Secondly, manufacturers are building much more compelling games. Starting with WMS Gaming’s "Monopoly," modern slot machines typically feature brilliant graphics, stereo sound effects, bonus rounds and usually an interesting game plan to keep customers interested.

"The machines are much more fun to play," says Jenn Carputo, a regular player at the Suncoast casino in Summerlin. "If it weren’t for games like "Addams Family" and "Little Green Men," I probably wouldn’t play the slots."

In addition to the new wave of multi-line, multi-coin machines, multi-game machines have helped fuel the popularity of nickel play.

"With the new machines, players are betting up to 50 hands of video poker at once," says Steve Weinberg, an analyst with the Nevada Gaming Control Board. "Over the last three or four years we’ve seen the rising popularity of multi-game machines helping to stimulate increase in gaming win for nickel machines."

Clearly, Weinberg adds, the nickel machine is no longer strictly for low-rollers.

"Players are dropping in $20 bills at a time," he says. "It doesn’t seem to matter they’re playing nickel machines. The public continues to eat them up."

At $20 a throw, players could easily be playing quarter or even dollar slot machines. But fans of the new nickel slots point out that they offer players more flexibility in setting their limits. That, and the fact that video nickel slots have amusing themes, contribute to their popularity.

There is, however, another characteristic of nickel slots that players should be aware of.
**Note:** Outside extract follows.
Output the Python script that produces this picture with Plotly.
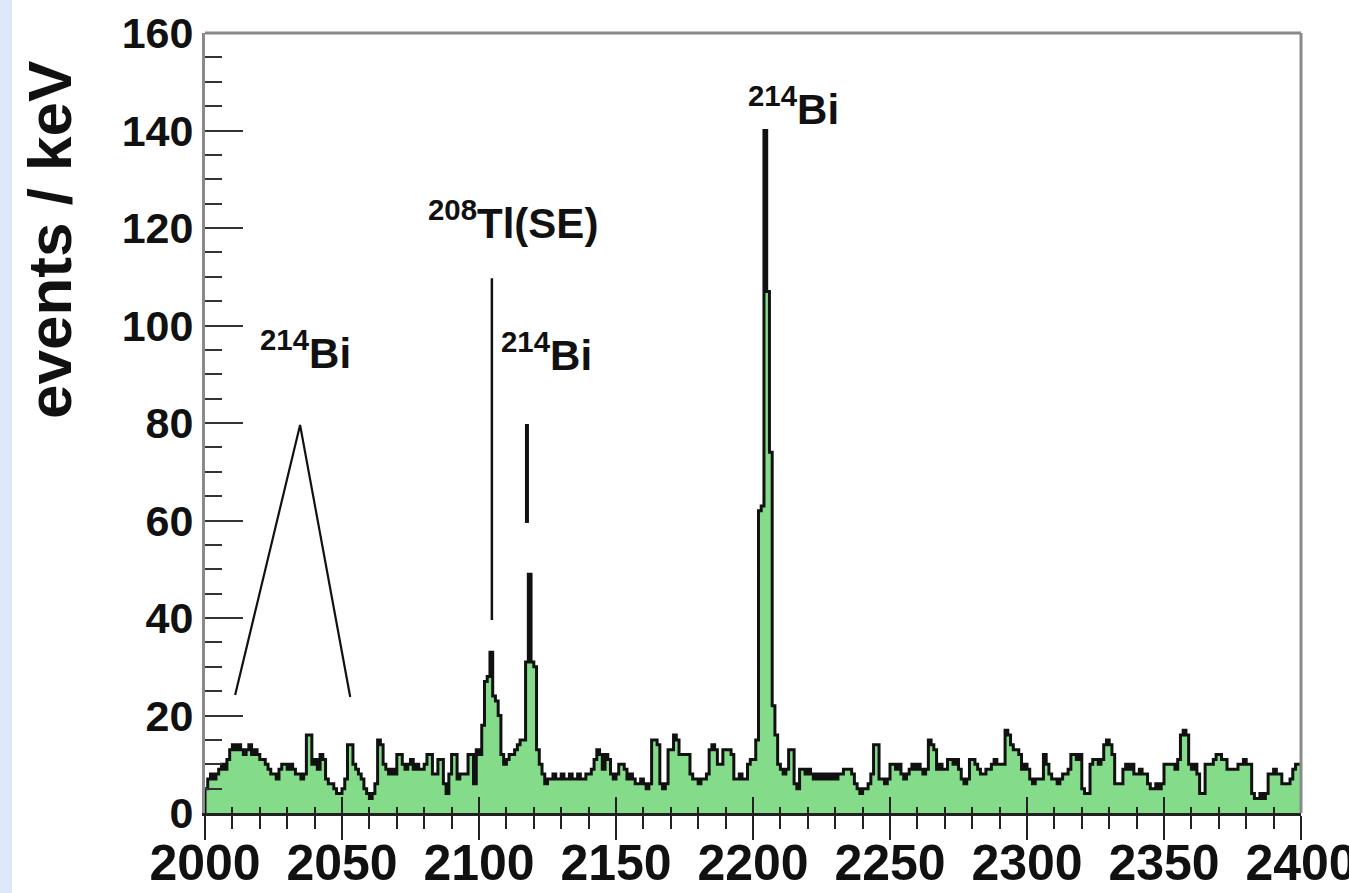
import plotly.graph_objects as go

# ---- data (1 keV bins from 2000 to 2400 keV) ----
bin_start = 2000
bin_width = 1
counts = [
    5, 7, 8, 7, 8, 9, 10, 9, 11, 13,          # 2000
    14, 13, 14, 13, 12, 13, 14, 12, 13, 12,   # 2010
    11, 11, 10, 9, 8, 8, 7, 9, 10, 10,        # 2020
    9, 10, 9, 8, 8, 7, 8, 16, 16, 10,         # 2030
    11, 9, 12, 11, 7, 6, 6, 5, 4, 4,          # 2040
    5, 7, 14, 14, 10, 9, 8, 7, 5, 4,          # 2050
    3, 4, 6, 15, 14, 10, 9, 8, 9, 8,          # 2060
    12, 12, 10, 9, 10, 11, 9, 10, 9, 9,       # 2070
    10, 12, 12, 8, 8, 11, 11, 6, 4, 8,        # 2080
    12, 12, 7, 8, 8, 8, 12, 12, 6, 13,        # 2090
    12, 18, 27, 28, 33, 24, 23, 20, 12, 10,   # 2100
    11, 12, 12, 13, 14, 15, 15, 31, 49, 31,   # 2110
    30, 13, 10, 8, 6, 7, 7, 8, 7, 7,          # 2120
    8, 7, 7, 8, 7, 7, 8, 7, 7, 8,             # 2130
    8, 9, 11, 13, 12, 9, 12, 11, 8, 7,        # 2140
    8, 10, 10, 9, 7, 8, 7, 6, 6, 7,           # 2150
    6, 5, 6, 15, 15, 14, 6, 5, 6, 13,         # 2160
    13, 16, 15, 12, 12, 12, 12, 8, 7, 7,      # 2170
    6, 7, 7, 8, 13, 14, 13, 10, 10, 13,       # 2180
    13, 13, 12, 7, 7, 8, 7, 7, 10, 11,        # 2190
    11, 15, 62, 63, 140, 107, 74, 22, 16, 10, # 2200
    9, 8, 9, 13, 13, 6, 5, 9, 9, 8,           # 2210
    9, 8, 7, 8, 7, 8, 7, 8, 7, 8,             # 2220
    7, 8, 8, 9, 9, 9, 8, 6, 5, 4,             # 2230
    5, 5, 6, 8, 14, 14, 7, 7, 6, 7,           # 2240
    10, 10, 9, 10, 8, 7, 8, 9, 10, 9,         # 2250
    10, 9, 8, 9, 15, 14, 13, 9, 10, 9,        # 2260
    9, 11, 11, 10, 11, 9, 7, 6, 7, 11,        # 2270
    11, 10, 9, 8, 8, 9, 9, 10, 11, 10,        # 2280
    10, 10, 17, 16, 14, 13, 13, 12, 9, 10,    # 2290
    9, 7, 6, 7, 7, 7, 12, 10, 8, 7,           # 2300
    7, 6, 7, 8, 8, 9, 12, 12, 11, 12,         # 2310
    5, 4, 4, 10, 11, 11, 10, 11, 14, 15,      # 2320
    14, 12, 6, 6, 6, 9, 10, 9, 10, 8,         # 2330
    8, 9, 8, 8, 6, 5, 5, 6, 5, 6,             # 2340
    10, 10, 10, 10, 9, 11, 16, 17, 16, 10,    # 2350
    9, 10, 8, 4, 4, 10, 10, 10, 11, 12,       # 2360
    12, 11, 11, 9, 9, 9, 9, 10, 10, 11,       # 2370
    10, 10, 4, 3, 3, 4, 3, 4, 8, 8,           # 2380
    9, 8, 8, 6, 6, 6, 7, 9, 10, 10,           # 2390
]

# peak label pointer lines (keV, events/keV)
bi2040_ptr_x = [2011, 2034.7, 2053]
bi2040_ptr_y = [24.2, 79.6, 23.8]
tl_ptr_x = [2104.7, 2104.7]
tl_ptr_y = [39.6, 109.7]
bi2118_ptr_x = [2117.5, 2117.5]
bi2118_ptr_y = [59.5, 79.8]

labels = [
    ("<sup>214</sup>Bi", 2036.5, 95),
    ("<sup>208</sup>Tl(SE)", 2112.4, 121.6),
    ("<sup>214</sup>Bi", 2124.5, 94.6),
    ("<sup>214</sup>Bi", 2214.6, 145),
]

x_tick_vals = [2000, 2050, 2100, 2150, 2200, 2250, 2300, 2350, 2400]
y_tick_vals = [0, 20, 40, 60, 80, 100, 120, 140, 160]

# ---- build step histogram ----
edges = [bin_start + i * bin_width for i in range(len(counts) + 1)]
xs = [edges[0]] + edges
ys = [0] + counts + [counts[-1]]

FONT = "Liberation Sans, Arial, Helvetica, sans-serif"

fig = go.Figure()
fig.add_trace(go.Scatter(
    x=xs, y=ys, mode="lines", line=dict(shape="hv", color="#111111", width=3),
    fill="tozeroy", fillcolor="#84dc8a", hoverinfo="skip", showlegend=False,
))
for px, py, w in [(bi2040_ptr_x, bi2040_ptr_y, 2.2), (tl_ptr_x, tl_ptr_y, 2.5),
                  (bi2118_ptr_x, bi2118_ptr_y, 4)]:
    fig.add_trace(go.Scatter(x=px, y=py, mode="lines",
                             line=dict(color="#111111", width=w),
                             hoverinfo="skip", showlegend=False))
# invisible trace to host the inner-tick overlay axis
fig.add_trace(go.Scatter(x=[2000], y=[0], xaxis="x2", mode="markers",
                         marker=dict(opacity=0), hoverinfo="skip", showlegend=False))

for text, x, y in labels:
    fig.add_annotation(x=x, y=y, text=text, showarrow=False,
                       font=dict(family=FONT, size=42, color="#111111", weight="bold"),
                       xanchor="center", yanchor="middle")

W, H = 1349, 893
L, R, T, B = 205, 48, 33, 80
pw, ph = W - L - R, H - T - B

fig.add_annotation(text="events / keV", xref="paper", yref="paper",
                   x=(50 - L) / pw, y=1 - (240 - T) / ph, textangle=-90,
                   showarrow=False, xanchor="center", yanchor="middle",
                   font=dict(family=FONT, size=62, color="#111111", weight="bold"))

fig.update_layout(
    width=W, height=H,
    margin=dict(l=L, r=R, t=T, b=B, autoexpand=False),
    paper_bgcolor="white", plot_bgcolor="white",
    xaxis=dict(range=[2000, 2400], tickvals=x_tick_vals,
               ticks="outside", ticklen=24, tickwidth=2, tickcolor="#222",
               minor=dict(dtick=10, ticks="outside", ticklen=13, tickwidth=2, tickcolor="#222"),
               showline=True, linecolor="#222", linewidth=3, showgrid=False, zeroline=False,
               tickfont=dict(family=FONT, size=50, color="#111", weight="bold"),
               ticklabelstandoff=-20, ticklabeloverflow="allow"),
    xaxis2=dict(range=[2000, 2400], overlaying="x", matches="x", side="bottom",
                tickvals=x_tick_vals, ticks="inside", ticklen=16, tickwidth=2, tickcolor="#222",
                minor=dict(dtick=10, ticks="inside", ticklen=6, tickwidth=2, tickcolor="#222"),
                showticklabels=False, showline=False, showgrid=False, zeroline=False),
    yaxis=dict(range=[0, 160], tickvals=y_tick_vals,
               ticks="inside", ticklen=38, tickwidth=2, tickcolor="#333",
               minor=dict(dtick=5, ticks="inside", ticklen=17, tickwidth=2, tickcolor="#333"),
               showline=True, linecolor="#8a8a8a", linewidth=3, showgrid=False, zeroline=False,
               tickfont=dict(family=FONT, size=43, color="#111", weight="bold"),
               ticklabelstandoff=0),
    shapes=[
        dict(type="rect", xref="paper", yref="paper",
             x0=-L / pw, x1=(12 - L) / pw, y0=-B / ph, y1=1 + T / ph,
             fillcolor="#dde8fb", line=dict(width=0), layer="below"),
        dict(type="line", xref="paper", yref="paper", x0=0, x1=1, y0=1, y1=1,
             line=dict(color="#8a8a8a", width=3)),
        dict(type="line", xref="paper", yref="paper", x0=1, x1=1, y0=0, y1=1,
             line=dict(color="#8a8a8a", width=3)),
    ],
)

fig.write_html("out.html")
If you play the maximum on a nickel machine, you’ll get a lot more wins than on the quarter or dollar machines, but they’re not going to be the maximum, usually 45 coins, returned.

That fact, coupled with a lower payback percentage on nickel machines than other machines, doesn’t seem to deter players.

"I don’t pay attention to those 92 percent and 98 percent numbers," says Carputo. "The game is fun, and I usually end the session cashing something out. That’s all I ask for."